Instructions for the task: Transcribe everything in the data word for word. Pictures are left out.

+ + + +

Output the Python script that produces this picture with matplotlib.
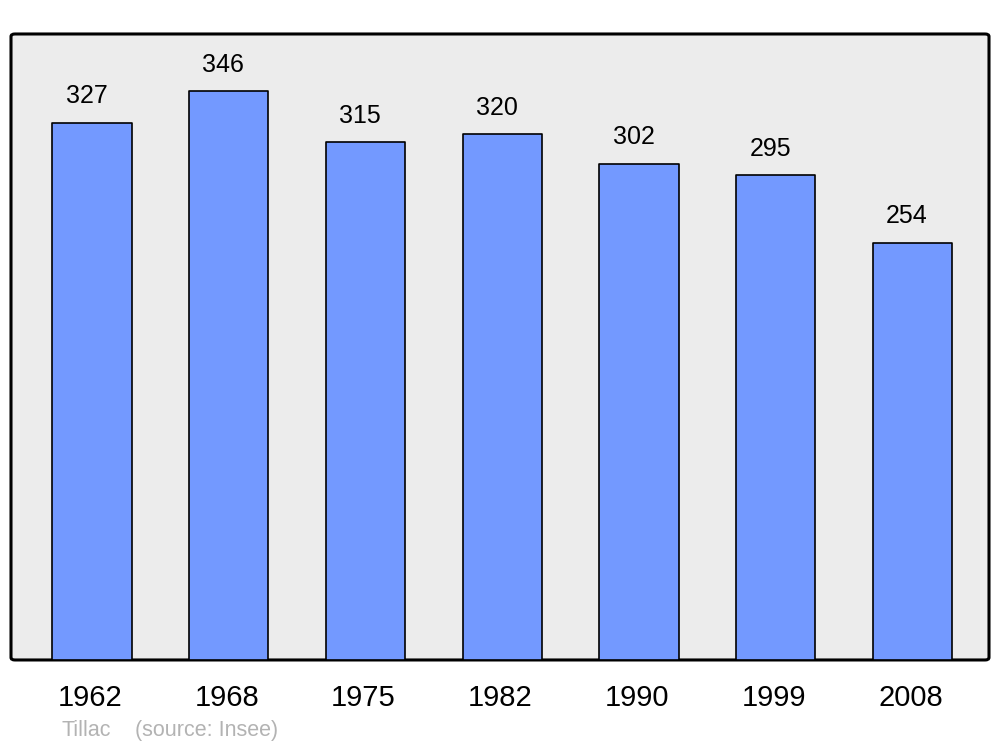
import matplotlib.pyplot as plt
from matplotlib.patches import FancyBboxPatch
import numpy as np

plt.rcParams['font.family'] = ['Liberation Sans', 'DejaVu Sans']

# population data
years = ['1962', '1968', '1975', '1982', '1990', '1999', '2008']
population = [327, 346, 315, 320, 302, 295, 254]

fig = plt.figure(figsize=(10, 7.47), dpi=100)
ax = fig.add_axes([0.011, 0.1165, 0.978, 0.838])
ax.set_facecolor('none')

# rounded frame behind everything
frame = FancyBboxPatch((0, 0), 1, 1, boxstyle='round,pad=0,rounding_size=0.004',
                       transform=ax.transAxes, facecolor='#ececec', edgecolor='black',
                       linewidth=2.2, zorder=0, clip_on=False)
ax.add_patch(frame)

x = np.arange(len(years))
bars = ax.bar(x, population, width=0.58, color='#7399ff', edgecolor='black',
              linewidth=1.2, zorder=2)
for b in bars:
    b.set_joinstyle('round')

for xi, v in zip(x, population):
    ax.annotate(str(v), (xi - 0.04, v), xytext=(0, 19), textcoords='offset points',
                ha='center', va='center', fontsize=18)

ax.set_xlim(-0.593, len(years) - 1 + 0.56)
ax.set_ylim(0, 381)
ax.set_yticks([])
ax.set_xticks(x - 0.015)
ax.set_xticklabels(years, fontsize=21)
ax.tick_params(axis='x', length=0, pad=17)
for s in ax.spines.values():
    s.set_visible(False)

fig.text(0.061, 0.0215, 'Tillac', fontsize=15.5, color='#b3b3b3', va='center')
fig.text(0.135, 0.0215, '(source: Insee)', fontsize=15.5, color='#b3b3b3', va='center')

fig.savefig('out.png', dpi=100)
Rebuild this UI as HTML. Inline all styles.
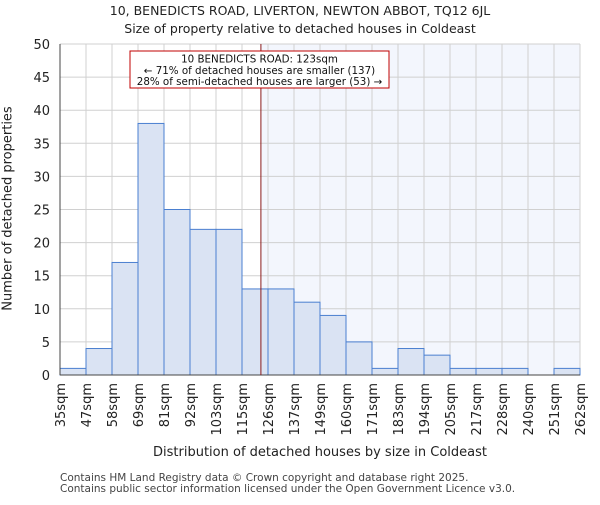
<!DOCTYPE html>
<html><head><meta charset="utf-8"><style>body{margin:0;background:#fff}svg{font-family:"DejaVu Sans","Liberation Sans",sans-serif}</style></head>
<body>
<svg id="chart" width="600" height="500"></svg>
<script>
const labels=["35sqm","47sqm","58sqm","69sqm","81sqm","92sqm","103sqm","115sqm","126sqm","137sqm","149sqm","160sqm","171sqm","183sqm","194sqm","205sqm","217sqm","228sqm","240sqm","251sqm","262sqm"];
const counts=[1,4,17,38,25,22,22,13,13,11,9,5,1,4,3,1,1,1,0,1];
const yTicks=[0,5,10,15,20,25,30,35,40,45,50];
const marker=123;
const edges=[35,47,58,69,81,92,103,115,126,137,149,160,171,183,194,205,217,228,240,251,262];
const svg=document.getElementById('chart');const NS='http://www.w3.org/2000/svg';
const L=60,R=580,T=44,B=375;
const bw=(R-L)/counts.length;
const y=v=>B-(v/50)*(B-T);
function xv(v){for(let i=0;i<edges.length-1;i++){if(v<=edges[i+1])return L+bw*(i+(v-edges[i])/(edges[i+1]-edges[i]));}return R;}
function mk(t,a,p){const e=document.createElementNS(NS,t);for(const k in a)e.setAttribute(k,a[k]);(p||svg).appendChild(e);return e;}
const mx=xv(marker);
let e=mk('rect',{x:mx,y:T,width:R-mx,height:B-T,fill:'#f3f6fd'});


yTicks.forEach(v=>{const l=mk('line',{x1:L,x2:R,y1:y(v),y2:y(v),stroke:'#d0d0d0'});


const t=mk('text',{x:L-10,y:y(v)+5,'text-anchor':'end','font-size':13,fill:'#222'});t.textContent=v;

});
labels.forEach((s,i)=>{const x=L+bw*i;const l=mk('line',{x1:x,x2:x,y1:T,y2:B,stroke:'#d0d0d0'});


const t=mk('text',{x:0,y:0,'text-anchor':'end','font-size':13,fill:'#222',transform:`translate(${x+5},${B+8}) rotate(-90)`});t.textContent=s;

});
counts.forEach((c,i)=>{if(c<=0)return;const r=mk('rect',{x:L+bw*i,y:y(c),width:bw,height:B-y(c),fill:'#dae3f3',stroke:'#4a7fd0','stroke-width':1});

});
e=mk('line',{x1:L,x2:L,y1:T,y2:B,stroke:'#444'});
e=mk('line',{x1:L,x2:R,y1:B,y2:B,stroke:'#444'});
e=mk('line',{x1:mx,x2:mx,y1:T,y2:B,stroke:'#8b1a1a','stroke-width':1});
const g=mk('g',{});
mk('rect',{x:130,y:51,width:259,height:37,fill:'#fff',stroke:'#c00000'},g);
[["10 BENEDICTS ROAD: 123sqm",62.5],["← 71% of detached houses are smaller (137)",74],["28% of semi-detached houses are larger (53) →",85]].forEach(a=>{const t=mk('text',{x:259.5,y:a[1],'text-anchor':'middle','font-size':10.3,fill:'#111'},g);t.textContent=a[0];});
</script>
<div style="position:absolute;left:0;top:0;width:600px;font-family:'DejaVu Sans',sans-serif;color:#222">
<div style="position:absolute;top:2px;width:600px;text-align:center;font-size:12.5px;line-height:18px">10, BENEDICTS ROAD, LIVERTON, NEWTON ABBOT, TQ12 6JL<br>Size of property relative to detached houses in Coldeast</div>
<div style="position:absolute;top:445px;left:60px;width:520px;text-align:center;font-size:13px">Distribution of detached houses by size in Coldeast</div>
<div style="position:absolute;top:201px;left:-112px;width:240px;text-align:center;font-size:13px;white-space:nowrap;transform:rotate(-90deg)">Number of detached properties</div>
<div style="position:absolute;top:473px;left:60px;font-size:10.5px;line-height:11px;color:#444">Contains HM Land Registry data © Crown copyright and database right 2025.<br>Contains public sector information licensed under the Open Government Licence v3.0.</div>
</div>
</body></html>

+ + + +

Answer below:
Output the Python script that produces this picture with matplotlib.
import matplotlib.pyplot as plt
from matplotlib.patches import FancyBboxPatch
import numpy as np

plt.rcParams['font.family'] = ['Liberation Sans', 'DejaVu Sans']

# population data
years = ['1962', '1968', '1975', '1982', '1990', '1999', '2008']
population = [327, 346, 315, 320, 302, 295, 254]

fig = plt.figure(figsize=(10, 7.47), dpi=100)
ax = fig.add_axes([0.011, 0.1165, 0.978, 0.838])
ax.set_facecolor('none')

# rounded frame behind everything
frame = FancyBboxPatch((0, 0), 1, 1, boxstyle='round,pad=0,rounding_size=0.004',
                       transform=ax.transAxes, facecolor='#ececec', edgecolor='black',
                       linewidth=2.2, zorder=0, clip_on=False)
ax.add_patch(frame)

x = np.arange(len(years))
bars = ax.bar(x, population, width=0.58, color='#7399ff', edgecolor='black',
              linewidth=1.2, zorder=2)
for b in bars:
    b.set_joinstyle('round')

for xi, v in zip(x, population):
    ax.annotate(str(v), (xi - 0.04, v), xytext=(0, 19), textcoords='offset points',
                ha='center', va='center', fontsize=18)

ax.set_xlim(-0.593, len(years) - 1 + 0.56)
ax.set_ylim(0, 381)
ax.set_yticks([])
ax.set_xticks(x - 0.015)
ax.set_xticklabels(years, fontsize=21)
ax.tick_params(axis='x', length=0, pad=17)
for s in ax.spines.values():
    s.set_visible(False)

fig.text(0.061, 0.0215, 'Tillac', fontsize=15.5, color='#b3b3b3', va='center')
fig.text(0.135, 0.0215, '(source: Insee)', fontsize=15.5, color='#b3b3b3', va='center')

fig.savefig('out.png', dpi=100)
Rebuild this UI as HTML. Inline all styles.
<!DOCTYPE html>
<html><head><meta charset="utf-8"><style>body{margin:0;background:#fff}svg{font-family:"DejaVu Sans","Liberation Sans",sans-serif}</style></head>
<body>
<svg id="chart" width="600" height="500"></svg>
<script>
const labels=["35sqm","47sqm","58sqm","69sqm","81sqm","92sqm","103sqm","115sqm","126sqm","137sqm","149sqm","160sqm","171sqm","183sqm","194sqm","205sqm","217sqm","228sqm","240sqm","251sqm","262sqm"];
const counts=[1,4,17,38,25,22,22,13,13,11,9,5,1,4,3,1,1,1,0,1];
const yTicks=[0,5,10,15,20,25,30,35,40,45,50];
const marker=123;
const edges=[35,47,58,69,81,92,103,115,126,137,149,160,171,183,194,205,217,228,240,251,262];
const svg=document.getElementById('chart');const NS='http://www.w3.org/2000/svg';
const L=60,R=580,T=44,B=375;
const bw=(R-L)/counts.length;
const y=v=>B-(v/50)*(B-T);
function xv(v){for(let i=0;i<edges.length-1;i++){if(v<=edges[i+1])return L+bw*(i+(v-edges[i])/(edges[i+1]-edges[i]));}return R;}
function mk(t,a,p){const e=document.createElementNS(NS,t);for(const k in a)e.setAttribute(k,a[k]);(p||svg).appendChild(e);return e;}
const mx=xv(marker);
let e=mk('rect',{x:mx,y:T,width:R-mx,height:B-T,fill:'#f3f6fd'});


yTicks.forEach(v=>{const l=mk('line',{x1:L,x2:R,y1:y(v),y2:y(v),stroke:'#d0d0d0'});


const t=mk('text',{x:L-10,y:y(v)+5,'text-anchor':'end','font-size':13,fill:'#222'});t.textContent=v;

});
labels.forEach((s,i)=>{const x=L+bw*i;const l=mk('line',{x1:x,x2:x,y1:T,y2:B,stroke:'#d0d0d0'});


const t=mk('text',{x:0,y:0,'text-anchor':'end','font-size':13,fill:'#222',transform:`translate(${x+5},${B+8}) rotate(-90)`});t.textContent=s;

});
counts.forEach((c,i)=>{if(c<=0)return;const r=mk('rect',{x:L+bw*i,y:y(c),width:bw,height:B-y(c),fill:'#dae3f3',stroke:'#4a7fd0','stroke-width':1});

});
e=mk('line',{x1:L,x2:L,y1:T,y2:B,stroke:'#444'});
e=mk('line',{x1:L,x2:R,y1:B,y2:B,stroke:'#444'});
e=mk('line',{x1:mx,x2:mx,y1:T,y2:B,stroke:'#8b1a1a','stroke-width':1});
const g=mk('g',{});
mk('rect',{x:130,y:51,width:259,height:37,fill:'#fff',stroke:'#c00000'},g);
[["10 BENEDICTS ROAD: 123sqm",62.5],["← 71% of detached houses are smaller (137)",74],["28% of semi-detached houses are larger (53) →",85]].forEach(a=>{const t=mk('text',{x:259.5,y:a[1],'text-anchor':'middle','font-size':10.3,fill:'#111'},g);t.textContent=a[0];});
</script>
<div style="position:absolute;left:0;top:0;width:600px;font-family:'DejaVu Sans',sans-serif;color:#222">
<div style="position:absolute;top:2px;width:600px;text-align:center;font-size:12.5px;line-height:18px">10, BENEDICTS ROAD, LIVERTON, NEWTON ABBOT, TQ12 6JL<br>Size of property relative to detached houses in Coldeast</div>
<div style="position:absolute;top:445px;left:60px;width:520px;text-align:center;font-size:13px">Distribution of detached houses by size in Coldeast</div>
<div style="position:absolute;top:201px;left:-112px;width:240px;text-align:center;font-size:13px;white-space:nowrap;transform:rotate(-90deg)">Number of detached properties</div>
<div style="position:absolute;top:473px;left:60px;font-size:10.5px;line-height:11px;color:#444">Contains HM Land Registry data © Crown copyright and database right 2025.<br>Contains public sector information licensed under the Open Government Licence v3.0.</div>
</div>
</body></html>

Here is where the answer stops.